## Aim of the exercise
Can you write out all the lines word for word, with no pictures?
--- BEGIN ---
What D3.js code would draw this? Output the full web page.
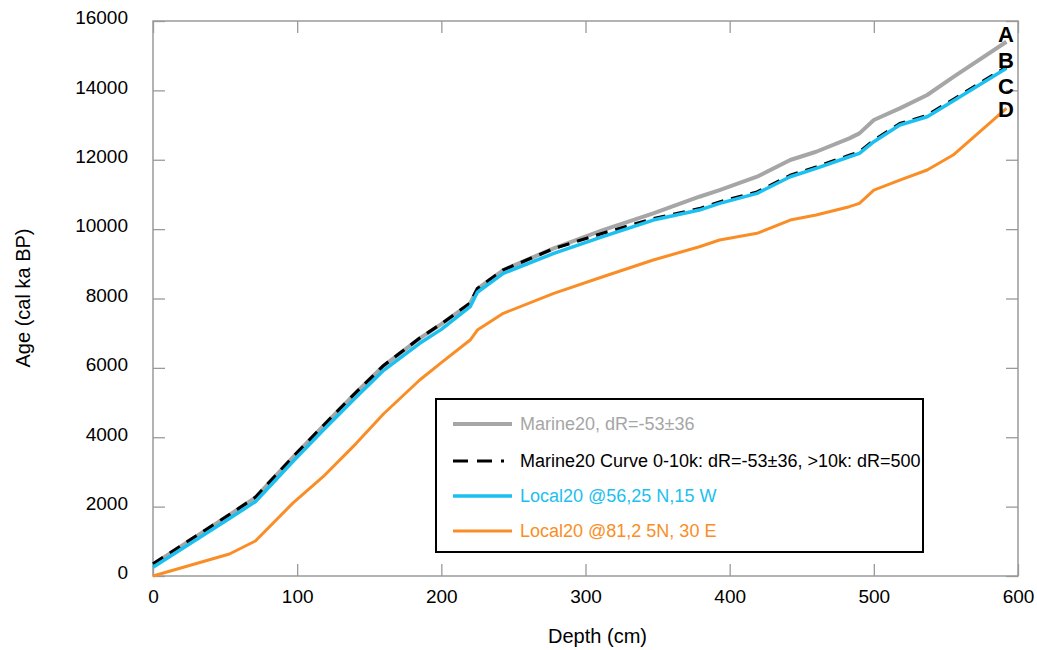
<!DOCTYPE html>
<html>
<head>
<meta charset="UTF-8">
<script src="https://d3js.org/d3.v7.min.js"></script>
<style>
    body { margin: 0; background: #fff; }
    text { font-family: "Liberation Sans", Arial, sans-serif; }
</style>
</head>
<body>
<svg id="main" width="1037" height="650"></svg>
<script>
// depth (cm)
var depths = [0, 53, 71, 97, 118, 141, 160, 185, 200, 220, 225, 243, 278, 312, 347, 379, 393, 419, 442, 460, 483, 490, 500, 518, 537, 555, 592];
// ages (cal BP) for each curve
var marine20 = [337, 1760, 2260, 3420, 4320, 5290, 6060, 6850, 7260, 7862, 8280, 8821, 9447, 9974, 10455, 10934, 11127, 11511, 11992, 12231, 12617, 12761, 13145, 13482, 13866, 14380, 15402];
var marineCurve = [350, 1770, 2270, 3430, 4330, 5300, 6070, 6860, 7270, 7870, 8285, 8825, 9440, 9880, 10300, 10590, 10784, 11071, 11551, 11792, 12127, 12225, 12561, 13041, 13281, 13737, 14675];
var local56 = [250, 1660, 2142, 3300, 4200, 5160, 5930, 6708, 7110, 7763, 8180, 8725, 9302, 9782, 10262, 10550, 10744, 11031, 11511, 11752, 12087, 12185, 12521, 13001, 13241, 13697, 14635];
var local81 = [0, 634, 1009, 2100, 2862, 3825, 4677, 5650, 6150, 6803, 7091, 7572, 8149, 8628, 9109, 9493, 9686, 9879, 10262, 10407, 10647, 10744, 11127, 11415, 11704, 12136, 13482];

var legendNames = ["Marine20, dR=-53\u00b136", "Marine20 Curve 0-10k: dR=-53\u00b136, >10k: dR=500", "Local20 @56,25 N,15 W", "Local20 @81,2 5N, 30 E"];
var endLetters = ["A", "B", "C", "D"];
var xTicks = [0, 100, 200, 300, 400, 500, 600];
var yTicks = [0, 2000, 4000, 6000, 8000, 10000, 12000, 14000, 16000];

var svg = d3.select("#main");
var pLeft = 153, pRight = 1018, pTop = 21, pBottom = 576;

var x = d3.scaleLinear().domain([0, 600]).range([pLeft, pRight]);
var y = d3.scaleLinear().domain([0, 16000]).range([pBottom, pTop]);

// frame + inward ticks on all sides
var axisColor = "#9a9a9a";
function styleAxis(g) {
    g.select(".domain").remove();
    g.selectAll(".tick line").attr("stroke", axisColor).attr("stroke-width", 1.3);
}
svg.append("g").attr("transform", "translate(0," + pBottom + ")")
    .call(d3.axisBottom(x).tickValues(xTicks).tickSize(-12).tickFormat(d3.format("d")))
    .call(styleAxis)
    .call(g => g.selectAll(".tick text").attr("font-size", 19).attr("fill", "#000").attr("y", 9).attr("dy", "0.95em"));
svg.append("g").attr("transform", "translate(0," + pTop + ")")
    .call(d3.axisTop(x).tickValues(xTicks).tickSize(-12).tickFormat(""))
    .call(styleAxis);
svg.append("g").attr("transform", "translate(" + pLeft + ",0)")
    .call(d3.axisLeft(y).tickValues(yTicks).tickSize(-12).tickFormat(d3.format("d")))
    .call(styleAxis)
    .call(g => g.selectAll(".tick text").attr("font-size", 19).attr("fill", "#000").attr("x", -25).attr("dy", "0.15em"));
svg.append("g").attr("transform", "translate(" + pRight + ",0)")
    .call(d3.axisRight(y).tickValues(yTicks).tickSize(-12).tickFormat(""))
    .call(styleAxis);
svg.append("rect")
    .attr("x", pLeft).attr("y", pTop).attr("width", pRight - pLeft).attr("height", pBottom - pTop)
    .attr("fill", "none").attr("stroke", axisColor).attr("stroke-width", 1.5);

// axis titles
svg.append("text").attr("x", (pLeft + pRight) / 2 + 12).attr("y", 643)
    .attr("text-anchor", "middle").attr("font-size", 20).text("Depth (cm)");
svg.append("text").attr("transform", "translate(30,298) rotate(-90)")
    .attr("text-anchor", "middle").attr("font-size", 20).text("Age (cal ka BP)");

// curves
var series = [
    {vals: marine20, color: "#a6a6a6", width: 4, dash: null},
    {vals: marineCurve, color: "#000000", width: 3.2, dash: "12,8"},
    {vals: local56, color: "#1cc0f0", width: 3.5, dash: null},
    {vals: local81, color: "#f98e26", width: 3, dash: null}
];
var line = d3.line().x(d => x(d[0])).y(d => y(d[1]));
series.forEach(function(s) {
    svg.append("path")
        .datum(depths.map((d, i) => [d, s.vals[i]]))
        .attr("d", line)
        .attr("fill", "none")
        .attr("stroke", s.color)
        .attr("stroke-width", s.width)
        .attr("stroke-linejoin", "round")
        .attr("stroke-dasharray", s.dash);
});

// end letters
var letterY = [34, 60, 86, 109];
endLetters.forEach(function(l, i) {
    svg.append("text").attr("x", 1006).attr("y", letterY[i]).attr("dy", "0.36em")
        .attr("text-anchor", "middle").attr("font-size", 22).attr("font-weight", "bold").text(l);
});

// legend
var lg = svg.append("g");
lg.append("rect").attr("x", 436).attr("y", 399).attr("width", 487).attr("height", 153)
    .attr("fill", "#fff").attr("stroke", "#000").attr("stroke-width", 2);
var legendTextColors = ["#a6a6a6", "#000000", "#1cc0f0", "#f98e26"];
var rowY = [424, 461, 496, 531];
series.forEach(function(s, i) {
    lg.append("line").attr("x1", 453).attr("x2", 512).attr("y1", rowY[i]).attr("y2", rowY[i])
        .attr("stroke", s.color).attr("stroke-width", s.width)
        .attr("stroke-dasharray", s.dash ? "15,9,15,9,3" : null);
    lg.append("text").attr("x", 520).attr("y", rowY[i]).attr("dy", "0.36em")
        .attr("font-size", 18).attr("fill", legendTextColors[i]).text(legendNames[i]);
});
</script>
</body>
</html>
--- END ---
## Task solution
What D3.js code would draw this? Output the full web page.
<!DOCTYPE html>
<html>
<head>
<meta charset="UTF-8">
<script src="https://d3js.org/d3.v7.min.js"></script>
<style>
    body { margin: 0; background: #fff; }
    text { font-family: "Liberation Sans", Arial, sans-serif; }
</style>
</head>
<body>
<svg id="main" width="1037" height="650"></svg>
<script>
// depth (cm)
var depths = [0, 53, 71, 97, 118, 141, 160, 185, 200, 220, 225, 243, 278, 312, 347, 379, 393, 419, 442, 460, 483, 490, 500, 518, 537, 555, 592];
// ages (cal BP) for each curve
var marine20 = [337, 1760, 2260, 3420, 4320, 5290, 6060, 6850, 7260, 7862, 8280, 8821, 9447, 9974, 10455, 10934, 11127, 11511, 11992, 12231, 12617, 12761, 13145, 13482, 13866, 14380, 15402];
var marineCurve = [350, 1770, 2270, 3430, 4330, 5300, 6070, 6860, 7270, 7870, 8285, 8825, 9440, 9880, 10300, 10590, 10784, 11071, 11551, 11792, 12127, 12225, 12561, 13041, 13281, 13737, 14675];
var local56 = [250, 1660, 2142, 3300, 4200, 5160, 5930, 6708, 7110, 7763, 8180, 8725, 9302, 9782, 10262, 10550, 10744, 11031, 11511, 11752, 12087, 12185, 12521, 13001, 13241, 13697, 14635];
var local81 = [0, 634, 1009, 2100, 2862, 3825, 4677, 5650, 6150, 6803, 7091, 7572, 8149, 8628, 9109, 9493, 9686, 9879, 10262, 10407, 10647, 10744, 11127, 11415, 11704, 12136, 13482];

var legendNames = ["Marine20, dR=-53\u00b136", "Marine20 Curve 0-10k: dR=-53\u00b136, >10k: dR=500", "Local20 @56,25 N,15 W", "Local20 @81,2 5N, 30 E"];
var endLetters = ["A", "B", "C", "D"];
var xTicks = [0, 100, 200, 300, 400, 500, 600];
var yTicks = [0, 2000, 4000, 6000, 8000, 10000, 12000, 14000, 16000];

var svg = d3.select("#main");
var pLeft = 153, pRight = 1018, pTop = 21, pBottom = 576;

var x = d3.scaleLinear().domain([0, 600]).range([pLeft, pRight]);
var y = d3.scaleLinear().domain([0, 16000]).range([pBottom, pTop]);

// frame + inward ticks on all sides
var axisColor = "#9a9a9a";
function styleAxis(g) {
    g.select(".domain").remove();
    g.selectAll(".tick line").attr("stroke", axisColor).attr("stroke-width", 1.3);
}
svg.append("g").attr("transform", "translate(0," + pBottom + ")")
    .call(d3.axisBottom(x).tickValues(xTicks).tickSize(-12).tickFormat(d3.format("d")))
    .call(styleAxis)
    .call(g => g.selectAll(".tick text").attr("font-size", 19).attr("fill", "#000").attr("y", 9).attr("dy", "0.95em"));
svg.append("g").attr("transform", "translate(0," + pTop + ")")
    .call(d3.axisTop(x).tickValues(xTicks).tickSize(-12).tickFormat(""))
    .call(styleAxis);
svg.append("g").attr("transform", "translate(" + pLeft + ",0)")
    .call(d3.axisLeft(y).tickValues(yTicks).tickSize(-12).tickFormat(d3.format("d")))
    .call(styleAxis)
    .call(g => g.selectAll(".tick text").attr("font-size", 19).attr("fill", "#000").attr("x", -25).attr("dy", "0.15em"));
svg.append("g").attr("transform", "translate(" + pRight + ",0)")
    .call(d3.axisRight(y).tickValues(yTicks).tickSize(-12).tickFormat(""))
    .call(styleAxis);
svg.append("rect")
    .attr("x", pLeft).attr("y", pTop).attr("width", pRight - pLeft).attr("height", pBottom - pTop)
    .attr("fill", "none").attr("stroke", axisColor).attr("stroke-width", 1.5);

// axis titles
svg.append("text").attr("x", (pLeft + pRight) / 2 + 12).attr("y", 643)
    .attr("text-anchor", "middle").attr("font-size", 20).text("Depth (cm)");
svg.append("text").attr("transform", "translate(30,298) rotate(-90)")
    .attr("text-anchor", "middle").attr("font-size", 20).text("Age (cal ka BP)");

// curves
var series = [
    {vals: marine20, color: "#a6a6a6", width: 4, dash: null},
    {vals: marineCurve, color: "#000000", width: 3.2, dash: "12,8"},
    {vals: local56, color: "#1cc0f0", width: 3.5, dash: null},
    {vals: local81, color: "#f98e26", width: 3, dash: null}
];
var line = d3.line().x(d => x(d[0])).y(d => y(d[1]));
series.forEach(function(s) {
    svg.append("path")
        .datum(depths.map((d, i) => [d, s.vals[i]]))
        .attr("d", line)
        .attr("fill", "none")
        .attr("stroke", s.color)
        .attr("stroke-width", s.width)
        .attr("stroke-linejoin", "round")
        .attr("stroke-dasharray", s.dash);
});

// end letters
var letterY = [34, 60, 86, 109];
endLetters.forEach(function(l, i) {
    svg.append("text").attr("x", 1006).attr("y", letterY[i]).attr("dy", "0.36em")
        .attr("text-anchor", "middle").attr("font-size", 22).attr("font-weight", "bold").text(l);
});

// legend
var lg = svg.append("g");
lg.append("rect").attr("x", 436).attr("y", 399).attr("width", 487).attr("height", 153)
    .attr("fill", "#fff").attr("stroke", "#000").attr("stroke-width", 2);
var legendTextColors = ["#a6a6a6", "#000000", "#1cc0f0", "#f98e26"];
var rowY = [424, 461, 496, 531];
series.forEach(function(s, i) {
    lg.append("line").attr("x1", 453).attr("x2", 512).attr("y1", rowY[i]).attr("y2", rowY[i])
        .attr("stroke", s.color).attr("stroke-width", s.width)
        .attr("stroke-dasharray", s.dash ? "15,9,15,9,3" : null);
    lg.append("text").attr("x", 520).attr("y", rowY[i]).attr("dy", "0.36em")
        .attr("font-size", 18).attr("fill", legendTextColors[i]).text(legendNames[i]);
});
</script>
</body>
</html>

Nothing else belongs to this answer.